How did 80% of the global RV production end up in Northeast Indiana?
As is the case in most manufacturing clusters, it all starts with a few people, an idea and a drive to be successful. In this case, it was three Hoosiers -- Milo Miller, Wilbur Schult and Harold Platt -- who according to Al Hesselbart, the former staff historian of the RV/MH Hall of Fame, “fell in love with trailers in the mid-1930s.”
Hesselbart explained, in an article in Inside Indiana Business, that by 1948 Elkhart had earned the title of “Trailer Capital of the World” as 100 companies were building trailers in and around Elkhart County.
Fast forward to 2017, where the tradition continues. Currently, Indiana ranks 3rd nationally in vehicle manufacturing with 20% of those in manufacturing working in this sector.
So the question is what factors were in place from then until now, that enabled this industry, as well as the entire vehicle industry to grow in this area.
John Sampson, CEO of the Northeast Indiana Regional Partnership has a few thoughts on this. “We have been making things for a long time and have a lot of expertise,” says Sampson. “But the secret to our success is our approach to manufacturing in that we are able to align workforce development with the business climate and the needs of the employers.”
Interesting, the RV industry has exemplified that strategy as it led the region to recovery after 2008. One of the companies instrumental in that momentum was REV Recreational Group. The company consolidated one its line in the region after 2009. Its manufacturing facilities for this line were scattered throughout the U.S. “We decided to consolidate in this region, even though we had just built a fairly new facility in a nearby state,” explains Lenny Razo, vice president of Marketing and Sales for REV Recreation Group.
“To me that says a great deal about what we thought about this region,” added Razo.
As one of the top employers, the company operates more than 4 million sq. ft. in Decatur, Elkhart and Bristol building brands such as American Coach, Monaco Coach, Holiday Rambler, Fleetwood RV and Renegrade RV.
When the company brought the additional manufacturing to this region they also brought in more technology and therefore had to train the workforce. They received help with workforce development by actions the county had made in 2006. That year, the county “took apart the system and undid the traditional approach to a demand-driven system,” said Sampson. “Early on we positioned workforce incentives for employers attached to targeted industries and the RV sector was part of that.”

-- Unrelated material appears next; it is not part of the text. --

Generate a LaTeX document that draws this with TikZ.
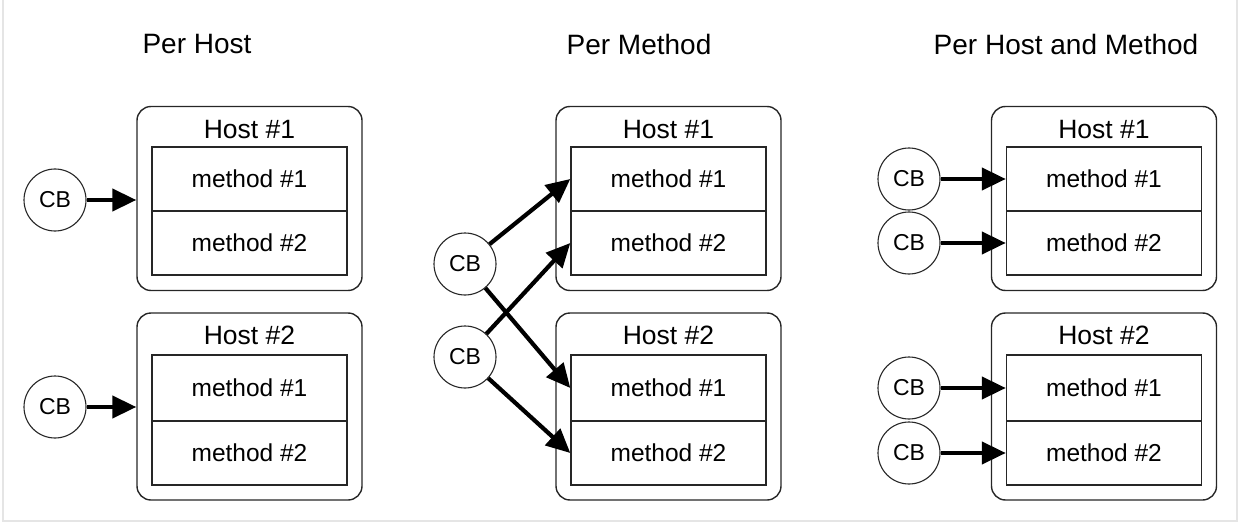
\documentclass[tikz,border=0pt]{standalone}
\usepackage{fontspec}
\setmainfont{Liberation Sans}
\usetikzlibrary{arrows.meta}
\begin{document}
\begin{tikzpicture}[x=1pt,y=-1pt,
  hostbox/.style={draw=black!85, rounded corners=14pt, line width=1.4pt, minimum width=225pt, minimum height=184pt, inner sep=0pt},
  methodbox/.style={draw=black!85, line width=1.4pt, minimum width=195pt, minimum height=64pt, inner sep=0pt, font=\fontsize{24.5}{26}\selectfont},
  cbnode/.style={draw=black!85, circle, line width=1.1pt, minimum size=62pt, inner sep=0pt, font=\fontsize{23}{24}\selectfont},
  paneltitle/.style={font=\fontsize{28}{30}\selectfont},
  hosttitle/.style={font=\fontsize{26.5}{28}\selectfont},
  link/.style={line width=4.2pt, -{Triangle[length=24pt,width=22pt]}},
]
\useasboundingbox (0,0) rectangle (1242,524);
% frame on three sides
\draw[line width=2pt, color=black!10] (2.5,0) -- (2.5,520.5) -- (1237,520.5) -- (1237,0);

% titles
\node[paneltitle] (t1) at (197,44) {Per Host};
\node[paneltitle] (t2) at (639,44) {Per Method};
\node[paneltitle] (t3) at (1066,44) {Per Host and Method};

% two hosts with two methods each, one column per strategy
\foreach \p/\x in {a/249.5, b/668.5, c/1104}{
  \node[hostbox] (\p h1) at (\x,198.5) {};
  \node[hosttitle] (\p h1t) at (\x,130) {Host \#1};
  \node[methodbox] (\p h1m1) at (\x,179) {method \#1};
  \node[methodbox] (\p h1m2) at (\x,243) {method \#2};
  \node[hostbox, minimum height=187pt] (\p h2) at (\x,406.5) {};
  \node[hosttitle] (\p h2t) at (\x,335) {Host \#2};
  \node[methodbox, minimum height=66pt] (\p h2m1) at (\x,388) {method \#1};
  \node[methodbox] (\p h2m2) at (\x,453) {method \#2};
}

% per host
\node[cbnode] (acb1) at (55,200) {CB};
\node[cbnode] (acb2) at (55,407) {CB};
\draw[link] (acb1) -- (acb1 -| ah1.west);
\draw[link] (acb2) -- (acb2 -| ah2.west);

% per method
\node[cbnode] (bcb1) at (465,264) {CB};
\node[cbnode] (bcb2) at (465,357) {CB};
\draw[link] (bcb1) -- (bh1m1.west);
\draw[link] (bcb1) -- (bh2m1.west);
\draw[link] (bcb2) -- (bh1m2.west);
\draw[link] (bcb2) -- (bh2m2.west);

% per host and method
\node[cbnode] (ccb1) at (909,179) {CB};
\node[cbnode] (ccb2) at (909,243) {CB};
\node[cbnode] (ccb3) at (909,388) {CB};
\node[cbnode] (ccb4) at (909,453) {CB};
\draw[link] (ccb1) -- (ch1m1.west);
\draw[link] (ccb2) -- (ch1m2.west);
\draw[link] (ccb3) -- (ch2m1.west);
\draw[link] (ccb4) -- (ch2m2.west);
\end{tikzpicture}
\end{document}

As is always the story when talking about retaining and building a manufacturing cluster, the workforce is front and center.
In an area that has a well-established workforce, sometimes a different viewpoint is necessary. “We all realize that we are going to have to adapt to a new workforce,” explains Razo.
“We were having a lot of discussions about how the workdays would look as well as what benefits this group is looking at,” says Razo. For example, over the past few years, they have switched for four ten-hour days so employees have Friday off and can spend more time with their families. “In fact, we bring families into the facility and it’s neat to watch people show their families what they build.”
Keeping workers engaged in the manufacturing sector will be vital to this region that expects to create 26,000 new jobs over the next ten years. To address this continued growth, in an area that has very low unemployment, the county created a strategic plan, called Vision 2030. Part of that goal is to grow the area’s population to 1 million residents. A related goal is to have more than 60% of the workforce achieving a postsecondary credential. The county has already made some strides in this area through its Ivy Tech Community College system that provides dual credit opportunities to students in 35 high schools. Additionally, the region has eight STEM-focused New Tech schools. This training will go towards a tough situation that the area is facing in that it has more jobs in manufacturing then workers.
Yet business will still continue to expand given the robust supply chain for this cluster of manufacturing. An example is an announcement by Thor Motor Coach, this past July, that it will add more than 500,000 sq. ft. of manufacturing to its five Elkhart county campuses.
This type of growth is why area manufacturers have joined with each other as well as city agencies to plan for the future. “We are working with other manufacturers to continue to provide the strong workforce this area will continue to need,” says Razo.